While several indicators suggest equity selling is getting overdone, economic uncertainties should still keep the equity market in ‘choppy waters’,” according to Keith Lerner at Truist Advisory Services.

To Matt Maley at Miller Tabak + Co., any stock gains at this point should be seen as a short-term relief rally. He says traders should use those bounces as an opportunity to get more defensive.

“We should get an incredibly great opportunity to ‘buy on weakness’ in the coming months,” he added. “We just don’t think this past June was that great opportunity.”

Meantime, one of Wall Street’s biggest bears is turning even more pessimistic on the outlook for profits.

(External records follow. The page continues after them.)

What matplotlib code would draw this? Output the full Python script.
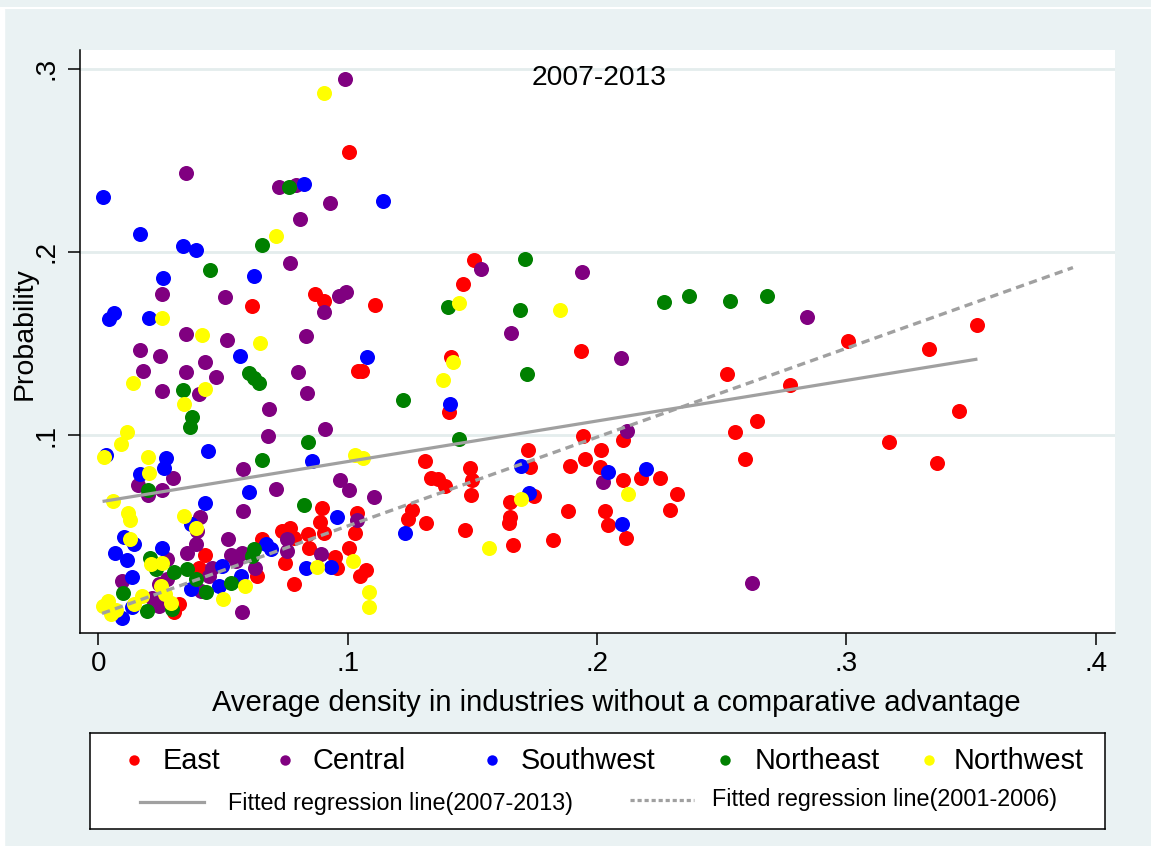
import numpy as np
import matplotlib
matplotlib.use("Agg")
import matplotlib.pyplot as plt
from matplotlib.lines import Line2D

plt.rcParams['font.family'] = ['Liberation Sans', 'DejaVu Sans']

# average density (x) and probability (y) by region, 2007-2013
east_x = [0.1005, 0.0867, 0.0904, 0.111, 0.0617, 0.1041, 0.1057, 0.0897, 0.0887, 0.0903,
          0.1037, 0.103, 0.0427, 0.0655, 0.0737, 0.0767, 0.0784, 0.0839, 0.0844, 0.1004,
          0.0951, 0.0957, 0.105, 0.1073, 0.075, 0.0784, 0.0637, 0.0404, 0.0324, 0.0304,
          0.1505, 0.1463, 0.1414, 0.1935, 0.1406, 0.2105, 0.1943, 0.1724, 0.2015, 0.1892,
          0.1951, 0.2012, 0.2105, 0.1732, 0.1308, 0.1332, 0.1361, 0.1389, 0.1492, 0.1499,
          0.1495, 0.1259, 0.1243, 0.1312, 0.1472, 0.1652, 0.1748, 0.1652, 0.1648, 0.1661,
          0.1823, 0.1885, 0.2032, 0.2045, 0.2116, 0.3005, 0.333, 0.3525, 0.252, 0.2772,
          0.3453, 0.2643, 0.2553, 0.3172, 0.2592, 0.3363, 0.2176, 0.2252, 0.2321, 0.2292]
east_y = [0.2544, 0.177, 0.173, 0.1712, 0.1707, 0.1349, 0.1349, 0.0604, 0.0528, 0.0468,
          0.0577, 0.0468, 0.0346, 0.0432, 0.0477, 0.0495, 0.044, 0.0462, 0.0386, 0.0383,
          0.0335, 0.0274, 0.0232, 0.0263, 0.0302, 0.0186, 0.0232, 0.0277, 0.0077, 0.0032,
          0.1957, 0.1825, 0.1425, 0.1458, 0.1125, 0.0971, 0.0993, 0.0918, 0.092, 0.0831,
          0.0869, 0.0827, 0.0755, 0.0827, 0.0858, 0.0764, 0.0759, 0.0722, 0.0819, 0.0755,
          0.0671, 0.0591, 0.0541, 0.0522, 0.0481, 0.0637, 0.0668, 0.0553, 0.0522, 0.04,
          0.0428, 0.0586, 0.0586, 0.0508, 0.044, 0.1516, 0.1472, 0.1603, 0.1331, 0.1271,
          0.1131, 0.1075, 0.1016, 0.0964, 0.0871, 0.0847, 0.0764, 0.0764, 0.068, 0.0593]

central_x = [0.0988, 0.0351, 0.0725, 0.0793, 0.0929, 0.0808, 0.0769, 0.0256, 0.0507, 0.0967,
             0.0993, 0.0904, 0.0353, 0.0515, 0.0833, 0.0169, 0.0249, 0.0428, 0.0181, 0.0353,
             0.047, 0.0801, 0.0836, 0.0255, 0.0404, 0.0684, 0.0679, 0.091, 0.03, 0.0161,
             0.0201, 0.0255, 0.0579, 0.0711, 0.0971, 0.1007, 0.1105, 0.1037, 0.0581, 0.0409,
             0.0397, 0.0521, 0.039, 0.0357, 0.0757, 0.0757, 0.0893, 0.0577, 0.0627, 0.0551,
             0.0577, 0.0531, 0.0457, 0.0444, 0.041, 0.0277, 0.0244, 0.0244, 0.0217, 0.0095,
             0.0277, 0.1536, 0.194, 0.1654, 0.2095, 0.2119, 0.2023, 0.2841, 0.2621]
central_y = [0.2944, 0.2432, 0.2352, 0.2366, 0.2266, 0.2181, 0.1937, 0.1772, 0.1754, 0.1757,
             0.1779, 0.167, 0.1554, 0.1521, 0.154, 0.1462, 0.1432, 0.14, 0.1349, 0.1345,
             0.1318, 0.1342, 0.1229, 0.1238, 0.1222, 0.1142, 0.0995, 0.1031, 0.0767, 0.0727,
             0.0673, 0.0699, 0.0816, 0.0706, 0.0755, 0.0702, 0.0664, 0.0535, 0.0584, 0.0555,
             0.0477, 0.0432, 0.0404, 0.0359, 0.0432, 0.0368, 0.035, 0.0032, 0.0274, 0.0313,
             0.0359, 0.0346, 0.0277, 0.0232, 0.015, 0.0214, 0.0186, 0.0068, 0.0113, 0.0204,
             0.0323, 0.1906, 0.1888, 0.1556, 0.1421, 0.1022, 0.0744, 0.1645, 0.0195]

southwest_x = [0.0017, 0.0824, 0.114, 0.0167, 0.0339, 0.0391, 0.0261, 0.0623, 0.0044, 0.0061,
               0.0204, 0.0568, 0.1079, 0.0857, 0.0031, 0.0439, 0.0271, 0.0264, 0.0168, 0.0604,
               0.0427, 0.0957, 0.037, 0.0103, 0.0144, 0.0257, 0.0671, 0.0691, 0.0833, 0.0932,
               0.0571, 0.0497, 0.0484, 0.037, 0.0137, 0.0137, 0.0097, 0.0068, 0.0117, 0.1409,
               0.2043, 0.1696, 0.1228, 0.1728, 0.21, 0.2195]
southwest_y = [0.2299, 0.2372, 0.2277, 0.2097, 0.2032, 0.2012, 0.1859, 0.187, 0.1636, 0.1666,
               0.1639, 0.1432, 0.1427, 0.0858, 0.0891, 0.0913, 0.0873, 0.0822, 0.0786, 0.069,
               0.0631, 0.0555, 0.0513, 0.0446, 0.0404, 0.0386, 0.0404, 0.0377, 0.0277, 0.0281,
               0.0232, 0.0286, 0.0177, 0.0159, 0.0223, 0.0059, 0.0004, 0.0359, 0.0317, 0.1171,
               0.0798, 0.0831, 0.0468, 0.0686, 0.0513, 0.0815]

northeast_x = [0.0764, 0.0657, 0.0447, 0.0604, 0.0624, 0.0644, 0.034, 0.0377, 0.0368, 0.0841,
               0.0657, 0.02, 0.0825, 0.0624, 0.0615, 0.0531, 0.0357, 0.039, 0.0431, 0.0304,
               0.0297, 0.0197, 0.0101, 0.0207, 0.0231, 0.1712, 0.1401, 0.1692, 0.1719, 0.1223,
               0.1445, 0.2268, 0.2368, 0.2531, 0.268]
northeast_y = [0.2355, 0.2039, 0.1899, 0.134, 0.1312, 0.1285, 0.1247, 0.11, 0.1045, 0.0964,
               0.0866, 0.0699, 0.062, 0.0377, 0.0341, 0.0192, 0.0268, 0.0214, 0.0141, 0.0255,
               0.005, 0.0041, 0.0137, 0.0331, 0.0268, 0.1963, 0.1699, 0.1681, 0.1331, 0.1191,
               0.0977, 0.1729, 0.1761, 0.1732, 0.1761]

northwest_x = [0.0905, 0.0711, 0.0257, 0.0417, 0.065, 0.0141, 0.0428, 0.0344, 0.0115, 0.0089,
               0.0024, 0.02, 0.0204, 0.103, 0.106, 0.0057, 0.0121, 0.0127, 0.0345, 0.039,
               0.0128, 0.0875, 0.1022, 0.1087, 0.1087, 0.0587, 0.05, 0.025, 0.0268, 0.0291,
               0.0177, 0.0144, 0.0037, 0.002, 0.0051, 0.0071, 0.0211, 0.0257, 0.1445, 0.1852,
               0.1422, 0.1381, 0.1565, 0.1695, 0.2125]
northwest_y = [0.2866, 0.2084, 0.1639, 0.1545, 0.1503, 0.1282, 0.1254, 0.1167, 0.1016, 0.0949,
               0.088, 0.0882, 0.0795, 0.0891, 0.0876, 0.064, 0.0573, 0.0537, 0.0559, 0.0495,
               0.0432, 0.0281, 0.0313, 0.0141, 0.0059, 0.0177, 0.0105, 0.0177, 0.0132, 0.0086,
               0.0123, 0.0077, 0.0095, 0.0068, 0.0023, 0.0045, 0.0295, 0.0304, 0.1721, 0.1681,
               0.1398, 0.1302, 0.0383, 0.065, 0.0677]

regions = ["East", "Central", "Southwest", "Northeast", "Northwest"]
region_colors = ["#ff0000", "#800080", "#0000ff", "#008000", "#ffff00"]

# fitted lines: intercept, slope
fit_2007 = [0.0634, 0.2215]
fit_2001 = [0.0019, 0.485]
fit_2001_range = [0.0015, 0.3908]

xticks = [0, 0.1, 0.2, 0.3, 0.4]
xtick_labels = ["0", ".1", ".2", ".3", ".4"]
yticks = [0.1, 0.2, 0.3]
ytick_labels = [".1", ".2", ".3"]

W, H = 1151, 846
BG = "#eaf2f3"


def px_box(left, top, right, bottom):
    return [left / W, 1 - bottom / H, (right - left) / W, (bottom - top) / H]


fig = plt.figure(figsize=(W / 100, H / 100), dpi=100, facecolor=BG)
fig.patches.append(plt.Rectangle((0, 0), 4 / W, 1 - 8.7 / H, transform=fig.transFigure,
                                 color="white", zorder=0))
fig.lines.append(Line2D([0, 1], [1 - 7.7 / H] * 2, transform=fig.transFigure,
                        color="white", lw=1.5))

ax = fig.add_axes(px_box(80, 50, 1115, 633.3))
ax.set_facecolor("white")
ax.set_xlim(-0.00734, 0.40766)
ax.set_ylim(-0.0082, 0.3102)
for yv in yticks:
    ax.axhline(yv, color="#e4eded", lw=2, zorder=0)

all_x = []
series = [(east_x, east_y), (central_x, central_y), (southwest_x, southwest_y),
          (northeast_x, northeast_y), (northwest_x, northwest_y)]
for (xs, ys), name, col in zip(series, regions, region_colors):
    ax.scatter(xs, ys, s=117, color=col, linewidths=0, label=name, zorder=2)
    all_x += xs

xfit = np.array([min(all_x), max(all_x)])
ax.plot(xfit, fit_2007[0] + fit_2007[1] * xfit, color="#a0a0a0", lw=2.3, zorder=3,
        solid_capstyle="butt")
xold = np.array(fit_2001_range)
ax.plot(xold, fit_2001[0] + fit_2001[1] * xold, color="#a0a0a0", lw=2.4, zorder=3,
        linestyle=(0, (2.5, 1.6)))

for side in ["top", "right"]:
    ax.spines[side].set_visible(False)
for side in ["left", "bottom"]:
    ax.spines[side].set_linewidth(1.1)
ax.set_xticks(xticks, xtick_labels)
ax.set_yticks(yticks, ytick_labels)
ax.tick_params(length=8.6, width=1.1, labelsize=20, direction="out")
ax.tick_params(axis="x", pad=4)
ax.tick_params(axis="y", pad=6)
for lab in ax.get_yticklabels():
    lab.set_rotation(90)
    lab.set_va("center")

fig.text(599 / W, 1 - 78 / H, "2007-2013", fontsize=20.3, ha="center", va="center")
fig.text(616.5 / W, 1 - 703 / H, "Average density in industries without a comparative advantage",
         fontsize=21, ha="center", va="center")
fig.text(25 / W, 1 - 333.5 / H, "Probability", fontsize=20.5, rotation=90,
         ha="center", va="center")

# legend box
lax = fig.add_axes(px_box(90, 733, 1105, 829))
lax.set_xlim(90, 1105)
lax.set_ylim(829, 733)
lax.set_xticks([])
lax.set_yticks([])
for sp in lax.spines.values():
    sp.set_linewidth(1.1)

marker_x = [134, 285, 492, 725, 929]
text_x = [163, 313, 521, 755, 954]
for mx, tx, name, col in zip(marker_x, text_x, regions, region_colors):
    lax.plot([mx], [760], "o", ms=7.5, color=col, mew=0)
    lax.text(tx, 761, name, fontsize=20.8, va="center", ha="left")

lax.plot([140, 204], [802, 802], color="#a0a0a0", lw=2.3)
lax.text(228, 803, "Fitted regression line(2007-2013)", fontsize=16.8, va="center", ha="left")
lax.plot([630, 694], [800, 800], color="#a0a0a0", lw=2.3, linestyle=(0, (1.3, 0.9)))
lax.text(712, 799, "Fitted regression line(2001-2006)", fontsize=16.8, va="center", ha="left")

fig.savefig("out.png", dpi=100, facecolor=BG)
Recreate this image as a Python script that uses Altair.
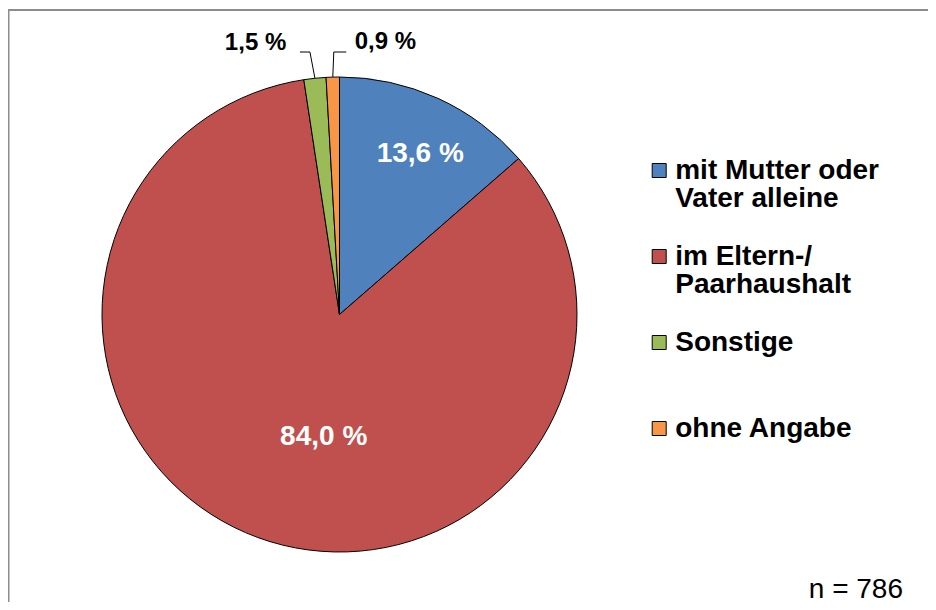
import math
import altair as alt
import pandas as pd

# ---- data ----
categories = ["mit Mutter oder|Vater alleine", "im Eltern-/|Paarhaushalt", "Sonstige", "ohne Angabe"]
values = [13.6, 84.0, 1.5, 0.9]
labels = ["13,6 %", "84,0 %", "1,5 %", "0,9 %"]
colors = ["#4F81BD", "#C0504D", "#9BBB59", "#F79646"]
n_label = ["n = 786"]

FONT = "Liberation Sans"
W = H = 500
R = 237.5

df = pd.DataFrame({"cat": categories, "value": values, "label": labels,
                   "idx": list(range(len(categories)))})

theta_scale = alt.Scale(domain=[0, 100])

legend = alt.Legend(
    title=None, orient="none", legendX=555.7, legendY=92, padding=0,
    symbolType="square", symbolSize=196,
    symbolStrokeColor="black", symbolStrokeWidth=1, symbolOpacity=1,
    labelFont=FONT, labelFontWeight="bold", labelFontSize=28, labelColor="black",
    labelLimit=400, labelOffset=2,
    labelExpr="indexof(datum.label, '|') >= 0 ? split(datum.label, '|') : [datum.label, '']",
    rowPadding=30, gridAlign="all",
)

base = alt.Chart(df)

pie = base.mark_arc(outerRadius=R, stroke="black", strokeWidth=1).encode(
    theta=alt.Theta("value:Q", stack=True, scale=theta_scale),
    color=alt.Color("cat:N", scale=alt.Scale(domain=categories, range=colors), legend=legend),
    order=alt.Order("idx:Q"),
)

mid = base.transform_window(
    cum="sum(value)", sort=[alt.SortField("idx")], frame=[None, 0]
).transform_calculate(mid="datum.cum - datum.value / 2")


def lab(i, radius, dx, dy, size, col):
    return mid.transform_filter(alt.datum.idx == i).mark_text(
        radius=radius, dx=dx, dy=dy, font=FONT, fontWeight="bold",
        fontSize=size, color=col, align="center", baseline="middle",
    ).encode(theta=alt.Theta("mid:Q", scale=theta_scale, stack=False), text="label:N")


texts = [
    lab(0, 178, 7, 1.5, 28, "white"),
    lab(1, 130, 29, 0, 28, "white"),
    lab(2, 270, -56, -3, 24, "black"),
    lab(3, 270, 53.5, -3, 24, "black"),
]

# leader lines for the two small slices, anchored at slice mid-angle on the rim
cum = 0.0
mids = []
for v in values:
    mids.append(cum + v / 2)
    cum += v
ELY = -12.5
rows = []
for i, (elbow_dx, end_dx) in {2: (-5, -15), 3: (1, 13.5)}.items():
    a = mids[i] / 100 * 2 * math.pi
    ex, ey = W / 2 + R * math.sin(a), H / 2 - R * math.cos(a)
    rows += [
        {"cat": categories[i], "k": 0, "px": ex + end_dx, "py": ELY},
        {"cat": categories[i], "k": 1, "px": ex + elbow_dx, "py": ELY},
        {"cat": categories[i], "k": 2, "px": ex, "py": ey},
    ]
leaders = alt.Chart(pd.DataFrame(rows)).mark_line(color="black", strokeWidth=1).encode(
    x=alt.X("px:Q", scale=None, axis=None),
    y=alt.Y("py:Q", scale=None, axis=None),
    detail="cat:N",
    order="k:Q",
)

one = pd.DataFrame({"a": [0]})
frame_left = alt.Chart(one).mark_rule(color="#8c8c8c", strokeWidth=2).encode(
    x=alt.value(-81), y=alt.value(-55.5), y2=alt.value(545))
frame_top = alt.Chart(one).mark_rule(color="#8c8c8c", strokeWidth=2).encode(
    y=alt.value(-54.5), x=alt.value(-82), x2=alt.value(840))

ntext = alt.Chart(pd.DataFrame({"t": n_label})).mark_text(
    align="right", baseline="alphabetic", font=FONT, fontSize=28, color="black"
).encode(x=alt.value(813.5), y=alt.value(533), text="t:N")

chart = alt.layer(frame_left, frame_top, pie, *texts, leaders, ntext).properties(
    width=W, height=H,
    autosize=alt.AutoSizeParams(type="none"),
    padding={"left": 81.5, "top": 56.5, "right": 338.5, "bottom": 37.5},
    background="white",
).configure(
    style={"guide-label": {"lineHeight": 28}},
    view={"stroke": "transparent", "strokeWidth": 0},
)

chart.save("out.html", embed_options={"renderer": "svg", "actions": False})
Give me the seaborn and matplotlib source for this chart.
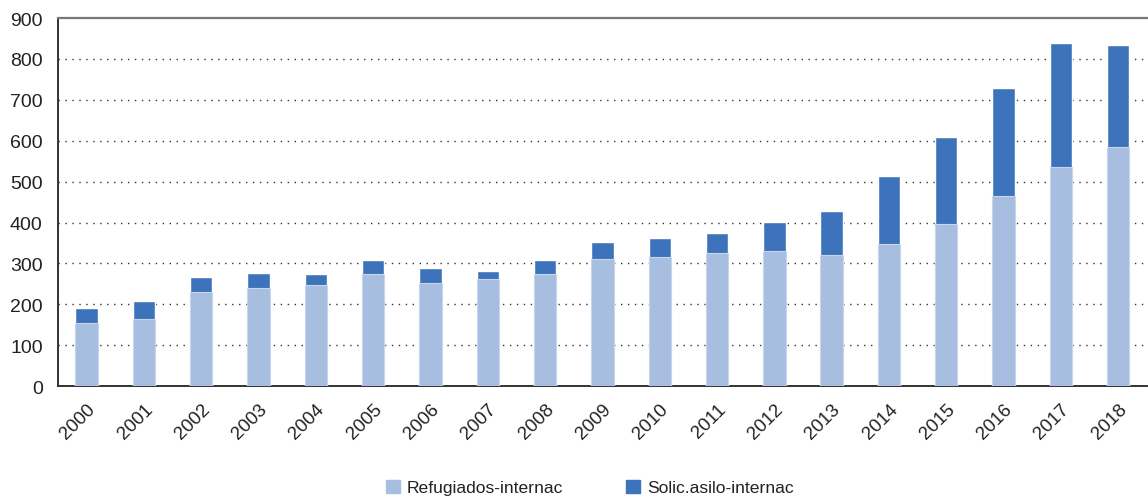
"""
Refugiados y solicitantes de asilo internacionales, 2000-2018
"""

import matplotlib.pyplot as plt
import matplotlib.patches as mpatches
import seaborn as sns
import pandas as pd
import numpy as np


# Data
years = [str(y) for y in range(2000, 2019)]
refugiados = [155, 165, 229, 240, 246, 273, 251, 261, 273, 310,
              315, 326, 331, 321, 348, 396, 466, 535, 584]
solicitantes = [36, 42, 38, 37, 27, 36, 37, 21, 35, 42,
                48, 48, 70, 107, 165, 214, 262, 305, 251]

# Colours and font
light = '#a7bee0'
dark = '#3d73ba'
text_color = '#222222'


def main():
    df = pd.DataFrame({'Year': years,
                       'Refugiados': refugiados,
                       'Solicitantes': solicitantes})
    df['Total'] = df['Refugiados'] + df['Solicitantes']

    sns.set_style('white')
    plt.rcParams['font.family'] = ['Liberation Sans', 'DejaVu Sans']

    fig = plt.figure(figsize=(11.48, 5.02), dpi=100)
    ax = fig.add_axes([0.0505, 0.229, 0.9485, 0.733])

    # Stacked bars: total in dark, refugiados drawn over it in light
    sns.barplot(x='Year', y='Total', data=df, color=dark, width=0.39,
                saturation=1, ax=ax, zorder=3)
    sns.barplot(x='Year', y='Refugiados', data=df, color=light, width=0.39,
                saturation=1, ax=ax, zorder=4, edgecolor='#c8d6ec',
                linewidth=0.8)

    # Axes
    ax.set_xlim(-0.5, len(years) - 0.5)
    ax.set_ylim(0, 900)
    ax.set_yticks(np.arange(0, 1000, 100))
    ax.set_xlabel('')
    ax.set_ylabel('')

    # Dotted grid lines
    for v in range(100, 900, 100):
        ax.axhline(v, color='#333333', linestyle=(0, (1, 4)),
                   linewidth=1.0, zorder=1)

    # Spines
    for side in ['left', 'bottom']:
        ax.spines[side].set_color('#333333')
        ax.spines[side].set_linewidth(1.4)
    ax.spines['top'].set_color('#777777')
    ax.spines['top'].set_linewidth(1.6)
    ax.spines['right'].set_visible(False)

    # Ticks
    ax.tick_params(axis='y', length=6, width=1.2, color='#333333',
                   labelsize=14, labelcolor=text_color, pad=5)
    ax.tick_params(axis='x', which='major', length=0, labelsize=13.5,
                   labelcolor=text_color, pad=10)
    ax.set_xticks(np.arange(-0.5, len(years), 1), minor=True)
    ax.tick_params(axis='x', which='minor', length=7, width=1.2,
                   color='#333333', direction='out')
    for lab in ax.get_xticklabels():
        lab.set_rotation(45)
        lab.set_ha('right')
        lab.set_rotation_mode('anchor')

    # Legend
    handles = [mpatches.Patch(color=light, label='Refugiados-internac'),
               mpatches.Patch(color=dark, label='Solic.asilo-internac')]
    fig.legend(handles=handles, loc='center', bbox_to_anchor=(0.514, 0.027),
               ncol=2, frameon=False, fontsize=12.6, handlelength=0.78,
               handleheight=0.78, handletextpad=0.4, columnspacing=3.6,
               labelcolor=text_color)

    fig.savefig('out.png', dpi=100, facecolor='white')


if __name__ == '__main__':
    main()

Morgan Stanley strategist Mike Wilson cut his expectations for earnings-per-share growth, saying that a slowing economy is now likely to be a bigger concern for stocks. In 2023, he expects profits to fall 3% even in the absence of a recession.

Investors are unwinding their equity positions as if a deep recession is already here. So say strategists at Deutsche Bank AG, who found that a historically strong link between discretionary investors’ equity exposure and the ISM manufacturing index is unwinding. 

Their current stock exposure stands at the bottom-10th percentile of historical observations after a sharp drop last week. Historically, that’s been consistent with an ISM print of 47, below the level of 50 that signals recession.

Global equity funds had outflows of $9.4 billion in the week to Aug. 31, the fourth-largest redemptions this year, according to EPFR Global data cited by Bank of America Corp. US equities had the biggest exodus in 10 weeks, while $4.2 billion left global bond funds.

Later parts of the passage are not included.